Civil Engineering Contractors today welcomed three critical policy announcements in the Autumn Statement, but expressed caution over the proposed implementation for reforms to R&D tax credits.
In his annual statement to Parliament, Chancellor Jeremy Hunt showed he had listened to CECA members and said he would:
- Remove barriers to investment in critical infrastructure by reforming the UK’s inefficient planning system and speeding up electricity grid connection times;
- Make full expensing permanent, with the intention to consult on expanding the scope of full expensing to include assets for leasing;
- Create a ‘Star Chamber’ to speed up infrastructure delivery.

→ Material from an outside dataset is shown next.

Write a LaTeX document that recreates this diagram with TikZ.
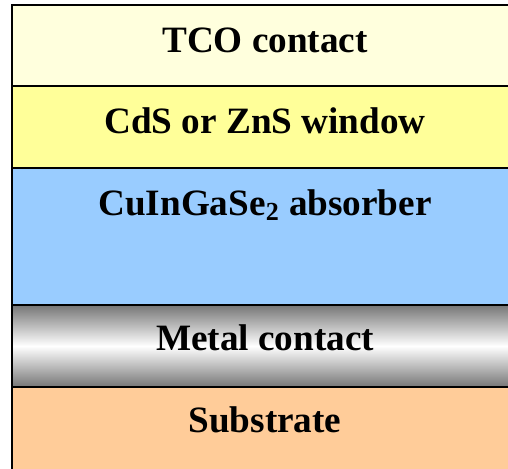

Commenting, CECA Director of Operations, Marie-Claude Hemming said: After a few months of doom and gloom news in the infrastructure sector, today’s announcements are pleasantly surprising and we recognise that our members’ concerns have been taken on board.
“Alongside the publication of the Autumn Statement document, is a policy paper focusing on speeding up infrastructure delivery, a key component in which is the creation of a Star Chamber.
“In our recent policy document, CECA called for construction to be put at the heart of policy making, with the establishment of a Cabinet Committee for Infrastructure, and we welcome that this suggestion has been adopted by Government.
“We also welcome moves to make full expensing permanent, allowing companies to claim 100% capital allowances on qualifying plant and machinery investment.
“However, as much of our industry hires its plant and machinery, we welcome the opportunity to continue to work with the Government to develop the policy to include assets for leasing within this allowance.
“Yet, we express substantial concern over the merger of R&D expenditure and SME schemes. The associated guidance published today suggests that contractors may still be able to claim tax credits for some R&D, but we need to see more detail as industry has been worried that proposed changes might make this hard in reality, potentially reversing recent strong growth in innovation in the sector.”